Where Normal Seems Kind of Strange

Even if you're a skeptic by nature, it wasn't hard to catch a nasty case of dot-com fever, which raged through Silicon Valley not long ago.

"Here's what you see from the inside," Po Bronson wrote in "The Nudist on the

Late Shift," his 1999 account of the valley's then-go-go culture. "We may be on the verge of the biggest growth explosion yet. . . . If this industry is driven by ideas, the fundamentals have never been better.

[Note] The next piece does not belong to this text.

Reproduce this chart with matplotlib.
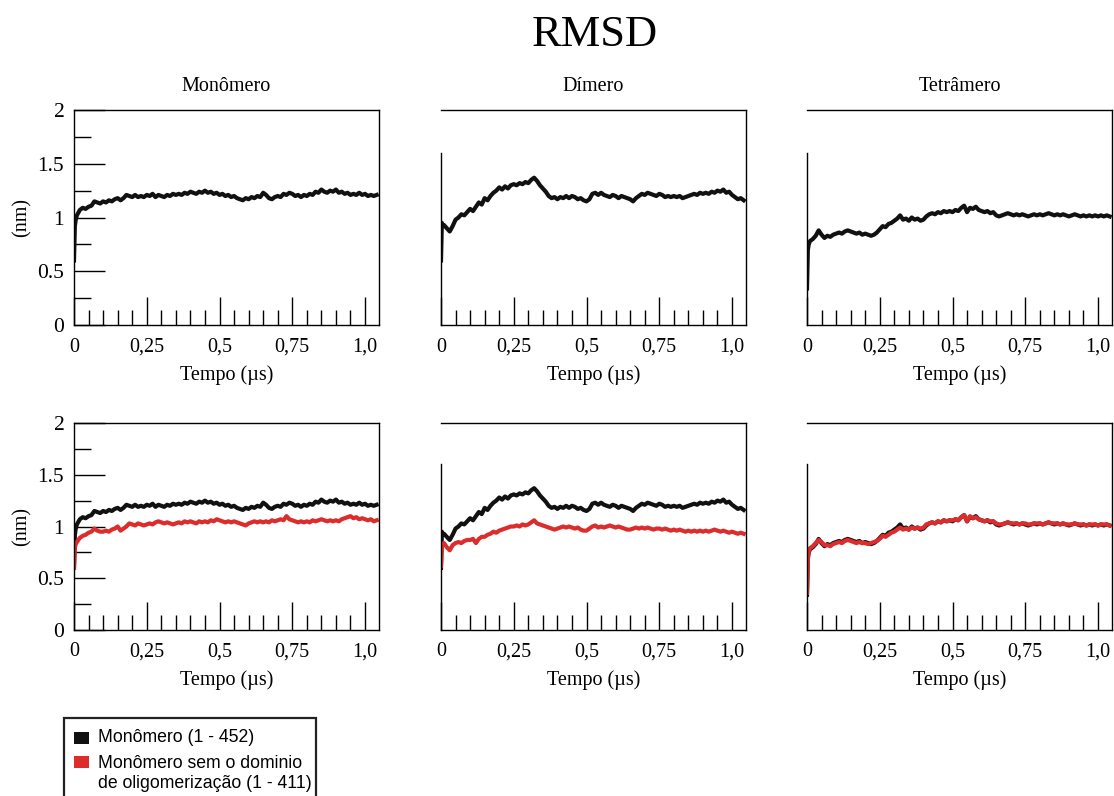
import numpy as np
import matplotlib
matplotlib.use("Agg")
import matplotlib.pyplot as plt
from matplotlib.ticker import FixedLocator, MultipleLocator
from matplotlib.patches import Rectangle

plt.rcParams["font.family"] = ["Liberation Serif", "DejaVu Serif"]

# time (us): three early samples, then every 0.01 up to 1.04
tempo = np.concatenate([[0.0, 0.003, 0.006], np.arange(1, 105) / 100])

# RMSD (nm)
mono_full = [0.60, 0.92, 0.98,
    1.02, 1.07, 1.09, 1.08, 1.10, 1.11, 1.15, 1.14, 1.13, 1.15,
    1.14, 1.16, 1.15, 1.17, 1.18, 1.16, 1.18, 1.21, 1.20, 1.19,
    1.21, 1.19, 1.20, 1.19, 1.21, 1.20, 1.22, 1.19, 1.21, 1.20,
    1.19, 1.21, 1.20, 1.22, 1.21, 1.22, 1.21, 1.23, 1.22, 1.24,
    1.23, 1.22, 1.24, 1.23, 1.25, 1.23, 1.24, 1.22, 1.23, 1.21,
    1.22, 1.20, 1.21, 1.19, 1.20, 1.18, 1.17, 1.16, 1.18, 1.17,
    1.19, 1.18, 1.20, 1.19, 1.23, 1.21, 1.18, 1.17, 1.19, 1.20,
    1.19, 1.22, 1.21, 1.23, 1.22, 1.20, 1.21, 1.19, 1.21, 1.20,
    1.22, 1.21, 1.24, 1.23, 1.26, 1.24, 1.23, 1.25, 1.24, 1.26,
    1.23, 1.24, 1.22, 1.23, 1.21, 1.22, 1.21, 1.23, 1.21, 1.22,
    1.20, 1.21, 1.20, 1.21]

mono_sem = [0.60, 0.80, 0.83,
    0.85, 0.89, 0.91, 0.92, 0.94, 0.95, 0.98, 0.96, 0.95, 0.95,
    0.96, 0.95, 0.97, 0.98, 1.00, 0.96, 0.98, 1.00, 1.03, 1.02,
    1.01, 1.03, 1.02, 1.01, 1.02, 1.03, 1.02, 1.04, 1.05, 1.04,
    1.03, 1.04, 1.03, 1.02, 1.03, 1.04, 1.03, 1.05, 1.04, 1.05,
    1.04, 1.03, 1.05, 1.04, 1.05, 1.04, 1.06, 1.05, 1.07, 1.06,
    1.05, 1.04, 1.05, 1.04, 1.05, 1.04, 1.03, 1.02, 1.01, 1.03,
    1.04, 1.05, 1.04, 1.05, 1.04, 1.05, 1.04, 1.06, 1.05, 1.06,
    1.07, 1.06, 1.10, 1.07, 1.06, 1.05, 1.04, 1.05, 1.04, 1.05,
    1.04, 1.06, 1.05, 1.06, 1.07, 1.06, 1.05, 1.06, 1.05, 1.06,
    1.05, 1.07, 1.08, 1.09, 1.10, 1.08, 1.09, 1.07, 1.08, 1.07,
    1.06, 1.07, 1.05, 1.06]

dimero_full = [0.60, 0.95, 0.92,
    0.93, 0.90, 0.87, 0.92, 0.98, 1.00, 1.03, 1.02, 1.05, 1.08,
    1.06, 1.10, 1.14, 1.12, 1.18, 1.16, 1.20, 1.23, 1.25, 1.28,
    1.26, 1.29, 1.27, 1.30, 1.31, 1.30, 1.32, 1.31, 1.33, 1.32,
    1.35, 1.37, 1.34, 1.30, 1.27, 1.24, 1.20, 1.18, 1.19, 1.17,
    1.19, 1.18, 1.20, 1.18, 1.20, 1.19, 1.17, 1.18, 1.16, 1.15,
    1.17, 1.22, 1.23, 1.21, 1.23, 1.21, 1.20, 1.19, 1.21, 1.20,
    1.18, 1.20, 1.19, 1.18, 1.17, 1.15, 1.18, 1.20, 1.22, 1.21,
    1.23, 1.22, 1.21, 1.20, 1.22, 1.21, 1.19, 1.20, 1.19, 1.20,
    1.19, 1.20, 1.18, 1.19, 1.20, 1.21, 1.22, 1.21, 1.23, 1.22,
    1.23, 1.22, 1.24, 1.23, 1.25, 1.24, 1.26, 1.23, 1.24, 1.21,
    1.19, 1.17, 1.18, 1.16]

dimero_sem = [0.62, 0.80, 0.83,
    0.84, 0.80, 0.77, 0.82, 0.84, 0.85, 0.84, 0.86, 0.87, 0.87,
    0.88, 0.84, 0.88, 0.90, 0.90, 0.92, 0.93, 0.95, 0.94, 0.96,
    0.97, 0.98, 0.99, 1.00, 1.00, 1.01, 1.00, 1.02, 1.01, 1.02,
    1.04, 1.06, 1.03, 1.02, 1.01, 1.00, 0.99, 0.98, 0.97, 0.98,
    0.99, 1.00, 0.99, 1.00, 0.99, 0.98, 0.99, 0.97, 0.96, 0.96,
    0.98, 1.00, 1.01, 0.99, 1.00, 0.99, 1.00, 1.01, 1.00, 0.99,
    1.00, 0.99, 0.98, 0.97, 0.97, 0.98, 0.99, 0.98, 0.99, 0.98,
    0.99, 0.98, 0.97, 0.98, 0.98, 0.97, 0.98, 0.97, 0.96, 0.97,
    0.96, 0.97, 0.96, 0.95, 0.96, 0.95, 0.96, 0.95, 0.96, 0.95,
    0.96, 0.95, 0.96, 0.97, 0.96, 0.95, 0.96, 0.95, 0.94, 0.95,
    0.94, 0.93, 0.94, 0.93]

tetra_full = [0.34, 0.70, 0.75,
    0.78, 0.80, 0.83, 0.88, 0.84, 0.81, 0.83, 0.82, 0.84, 0.85,
    0.86, 0.85, 0.87, 0.88, 0.87, 0.86, 0.85, 0.86, 0.84, 0.85,
    0.84, 0.83, 0.84, 0.86, 0.89, 0.92, 0.91, 0.94, 0.95, 0.97,
    0.99, 1.02, 0.98, 0.99, 0.97, 1.00, 0.98, 0.99, 0.97, 0.98,
    1.01, 1.03, 1.04, 1.03, 1.05, 1.04, 1.06, 1.05, 1.06, 1.05,
    1.07, 1.06, 1.09, 1.11, 1.05, 1.09, 1.08, 1.10, 1.07, 1.06,
    1.05, 1.06, 1.04, 1.05, 1.02, 1.01, 1.02, 1.03, 1.04, 1.03,
    1.02, 1.03, 1.02, 1.03, 1.02, 1.01, 1.02, 1.03, 1.02, 1.03,
    1.02, 1.03, 1.04, 1.03, 1.02, 1.03, 1.02, 1.03, 1.02, 1.01,
    1.02, 1.03, 1.02, 1.01, 1.02, 1.01, 1.02, 1.01, 1.02, 1.01,
    1.02, 1.01, 1.02, 1.01]

tetra_sem = [0.36, 0.68, 0.76,
    0.79, 0.81, 0.84, 0.87, 0.85, 0.82, 0.82, 0.81, 0.83, 0.84,
    0.85, 0.84, 0.86, 0.87, 0.86, 0.85, 0.84, 0.85, 0.84, 0.84,
    0.83, 0.84, 0.85, 0.86, 0.88, 0.91, 0.90, 0.92, 0.94, 0.95,
    0.97, 0.99, 0.97, 0.98, 0.97, 0.99, 0.98, 0.99, 0.98, 0.99,
    1.02, 1.03, 1.04, 1.03, 1.05, 1.04, 1.06, 1.05, 1.06, 1.06,
    1.07, 1.06, 1.09, 1.11, 1.05, 1.10, 1.08, 1.09, 1.07, 1.06,
    1.05, 1.06, 1.05, 1.05, 1.03, 1.02, 1.02, 1.03, 1.04, 1.03,
    1.03, 1.03, 1.02, 1.03, 1.03, 1.02, 1.02, 1.03, 1.03, 1.03,
    1.02, 1.03, 1.04, 1.03, 1.03, 1.03, 1.02, 1.03, 1.02, 1.02,
    1.02, 1.03, 1.02, 1.02, 1.02, 1.01, 1.02, 1.02, 1.02, 1.01,
    1.02, 1.02, 1.02, 1.01]

titulos = ["Monômero", "Dímero", "Tetrâmero"]
xticks = [0, 0.25, 0.5, 0.75, 1.0]
xlabels = ["0", "0,25", "0,5", "0,75", "1,0"]
yticks = [0, 0.5, 1, 1.5, 2]
ylabels = ["0", "0.5", "1", "1.5", "2"]
legenda = ["Monômero (1 - 452)", "Monômero sem o dominio\nde oligomerização (1 - 411)"]

PRETO = "#111111"
VERMELHO = "#dd2c2c"
W, H = 1114, 796

top_row = [mono_full, dimero_full, tetra_full]
bottom_row = [(mono_full, mono_sem), (dimero_full, dimero_sem), (tetra_full, tetra_sem)]

fig = plt.figure(figsize=(W / 100, H / 100), dpi=100)

lefts = [74, 441, 807]
width = 305
rows = [(110, 325), (423, 630)]

def style_axes(ax, col):
    ax.set_xlim(0, 1.048)
    ax.set_ylim(0, 2)
    ax.xaxis.set_major_locator(FixedLocator(xticks))
    ax.set_xticklabels(xlabels)
    ax.xaxis.set_minor_locator(MultipleLocator(0.05))
    ax.tick_params(axis="x", which="major", direction="in", length=20, width=1,
                   labelsize=14.5, pad=9)
    ax.tick_params(axis="x", which="minor", direction="in", length=11, width=1)
    if col == 0:
        ax.yaxis.set_major_locator(FixedLocator(yticks))
        ax.set_yticklabels(ylabels)
        ax.yaxis.set_minor_locator(MultipleLocator(0.25))
        ax.tick_params(axis="y", which="major", direction="in", length=22, width=1,
                       labelsize=15.5, pad=7)
        ax.tick_params(axis="y", which="minor", direction="in", length=12, width=1)
        ax.set_ylabel("(nm)", fontsize=14.5, labelpad=4)
    else:
        ax.set_yticks([])
        ax.spines["left"].set_bounds(0, 1.6)
    for s in ax.spines.values():
        s.set_linewidth(1.0)
    ax.set_xlabel("Tempo (µs)", fontsize=14.5, labelpad=6)

for r, (top, bot) in enumerate(rows):
    for c in range(3):
        ax = fig.add_axes([lefts[c] / W, 1 - bot / H, width / W, (bot - top) / H])
        style_axes(ax, c)
        if r == 0:
            ax.plot(tempo, top_row[c], color=PRETO, lw=3.0)
            ax.set_title(titulos[c], fontsize=14.5, pad=14)
        else:
            full, sem = bottom_row[c]
            ax.plot(tempo, full, color=PRETO, lw=3.0)
            ax.plot(tempo, sem, color=VERMELHO, lw=3.0)

fig.text(0.534, 1 - 35 / H, "RMSD", fontsize=32, ha="center", va="center")

# legend box, drawn by hand; it runs off the bottom edge as in the original
fig.patches.append(Rectangle((64 / W, -0.05), (316 - 64) / W, 0.05 + 1 - 718 / H,
                             transform=fig.transFigure, facecolor="white",
                             edgecolor="#222222", lw=1.6))
for color, y_sq in [(PRETO, 738), (VERMELHO, 762)]:
    fig.patches.append(Rectangle((74 / W, 1 - (y_sq + 6) / H), 15 / W, 12 / H,
                                 transform=fig.transFigure, facecolor=color,
                                 edgecolor="none"))
fig.text(98 / W, 1 - 737 / H, legenda[0], family="Liberation Sans", fontsize=12.7,
         ha="left", va="center")
fig.text(98 / W, 1 - 755 / H, legenda[1], family="Liberation Sans", fontsize=12.7,
         ha="left", va="top", linespacing=1.2)

fig.savefig("out.png", dpi=100)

The next five years will be the Valley's greatest boom of innovation to date."

I couldn't help but recall such heady predictions after reading Deborah Michel's story on one vestige of the valley's glory days: the fancy new Four Seasons hotel that has opened in notoriously down-at-the-heel East Palo Alto, just across the 101 Freeway from an IKEA ("So Long, Whiskey Gulch," page 20).

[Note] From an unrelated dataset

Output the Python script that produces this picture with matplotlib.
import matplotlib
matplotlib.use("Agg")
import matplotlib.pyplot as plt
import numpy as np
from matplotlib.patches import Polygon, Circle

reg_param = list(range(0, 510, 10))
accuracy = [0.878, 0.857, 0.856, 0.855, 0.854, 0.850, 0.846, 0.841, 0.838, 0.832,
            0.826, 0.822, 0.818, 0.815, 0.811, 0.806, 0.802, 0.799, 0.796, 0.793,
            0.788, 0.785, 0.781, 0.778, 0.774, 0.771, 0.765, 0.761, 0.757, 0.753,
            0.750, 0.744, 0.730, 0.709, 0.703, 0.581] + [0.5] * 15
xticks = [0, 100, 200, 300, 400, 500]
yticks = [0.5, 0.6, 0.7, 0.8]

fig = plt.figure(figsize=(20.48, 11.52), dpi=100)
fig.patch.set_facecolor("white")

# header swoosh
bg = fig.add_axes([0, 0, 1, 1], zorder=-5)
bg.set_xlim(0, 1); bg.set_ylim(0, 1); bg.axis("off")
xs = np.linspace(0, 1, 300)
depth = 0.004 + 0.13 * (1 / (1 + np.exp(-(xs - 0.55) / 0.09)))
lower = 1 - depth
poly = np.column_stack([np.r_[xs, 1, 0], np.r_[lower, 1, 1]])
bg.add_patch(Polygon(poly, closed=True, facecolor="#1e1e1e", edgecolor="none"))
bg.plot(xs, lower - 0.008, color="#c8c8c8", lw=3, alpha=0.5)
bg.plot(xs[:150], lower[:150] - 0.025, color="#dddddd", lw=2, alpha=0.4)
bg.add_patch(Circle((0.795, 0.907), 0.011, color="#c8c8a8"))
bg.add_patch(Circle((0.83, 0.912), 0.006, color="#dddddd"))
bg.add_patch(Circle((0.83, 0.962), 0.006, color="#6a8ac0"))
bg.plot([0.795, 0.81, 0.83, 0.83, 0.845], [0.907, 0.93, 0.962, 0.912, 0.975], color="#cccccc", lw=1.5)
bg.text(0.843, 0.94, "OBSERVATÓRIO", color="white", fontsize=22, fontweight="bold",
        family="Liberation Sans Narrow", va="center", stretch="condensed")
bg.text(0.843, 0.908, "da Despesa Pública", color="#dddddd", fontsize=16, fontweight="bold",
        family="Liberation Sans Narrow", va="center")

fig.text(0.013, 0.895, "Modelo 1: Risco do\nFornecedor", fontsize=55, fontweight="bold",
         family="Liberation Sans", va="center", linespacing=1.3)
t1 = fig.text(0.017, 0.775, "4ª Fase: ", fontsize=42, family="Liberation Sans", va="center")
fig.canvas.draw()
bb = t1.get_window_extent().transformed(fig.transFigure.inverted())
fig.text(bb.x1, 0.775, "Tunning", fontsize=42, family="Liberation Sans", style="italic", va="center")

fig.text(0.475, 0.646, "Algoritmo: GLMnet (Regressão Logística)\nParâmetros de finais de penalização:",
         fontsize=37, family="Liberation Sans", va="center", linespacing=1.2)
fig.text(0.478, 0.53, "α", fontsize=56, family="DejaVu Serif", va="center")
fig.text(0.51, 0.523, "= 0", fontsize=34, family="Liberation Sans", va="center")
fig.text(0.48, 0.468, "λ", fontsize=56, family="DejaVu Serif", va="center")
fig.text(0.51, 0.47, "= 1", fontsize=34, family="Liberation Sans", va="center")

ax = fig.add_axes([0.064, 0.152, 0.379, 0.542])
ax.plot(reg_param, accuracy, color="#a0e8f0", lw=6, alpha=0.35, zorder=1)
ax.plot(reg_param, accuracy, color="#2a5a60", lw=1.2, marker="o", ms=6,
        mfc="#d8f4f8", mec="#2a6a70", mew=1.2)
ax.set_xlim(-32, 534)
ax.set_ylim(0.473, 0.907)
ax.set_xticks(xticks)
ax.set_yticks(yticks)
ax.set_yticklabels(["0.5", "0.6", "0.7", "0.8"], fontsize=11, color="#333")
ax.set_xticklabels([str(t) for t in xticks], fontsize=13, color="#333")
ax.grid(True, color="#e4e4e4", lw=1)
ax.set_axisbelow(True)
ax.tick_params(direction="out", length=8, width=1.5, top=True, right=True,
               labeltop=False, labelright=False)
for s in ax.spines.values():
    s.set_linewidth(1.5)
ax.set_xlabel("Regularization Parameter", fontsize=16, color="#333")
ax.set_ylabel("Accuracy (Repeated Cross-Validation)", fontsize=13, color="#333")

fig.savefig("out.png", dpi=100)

It is something of a strange location--as odd, in its own way, as one of those classic L.A. juxtapositions that I cherish: the mini-mall in which half the signs are in Spanish and half are in Korean, the La Brea Avenue yeshiva that's a few doors down from a barbecue joint called the Pig.

Industries that rise and fall in a flash create their own incongruities, of course: You drive to work in your Porsche in the morning; the repossessor tows it from the office parking lot in the afternoon. You were a paper millionaire last month; now you're an unemployed sap.

"Everybody lost their senses," says George Wells, who came to the U.S. from Scotland in 1960, went on to run several valley semiconductor makers and still sits on the board of QLogic Corp. "Things were just hyped to the high heavens."

The valley's comeuppance was painful--as dizzying, really, as its ascent. Stephen Levy, director of the Center for Continuing Study of the California Economy in Palo Alto, notes that Santa Clara County suffered more severe job loss during the dot-com bust than Detroit did during the worst of the auto industry's collapse.

Slowly, though, the valley has climbed its way back to a more comfortable, if not exactly exultant, position. Levy says that wages, stock options and corporate revenues are, for the most part, strong. Restaurants are filling up again; traffic congestion is an issue once more. The hardest-hit area remains the labor market, which has recovered only about 20,000 of the 200,000 jobs shed between the end of 2000 and the middle of last year.

"There's certainly a recognition of human frailty," Levy says, "that the last few years were a payoff for all of the exuberance."

Wells, whose forthcoming memoir, "The American Dream in a Kilt," recounts his time as a valley CEO, welcomes the more sober atmosphere--a return to valuing companies by how much profit they turn, not how much cash they burn. "The madness was bad," he says. Now "there's a sense that we're back to normalcy."

Given all that the valley has gone through, that must be a very strange feeling indeed.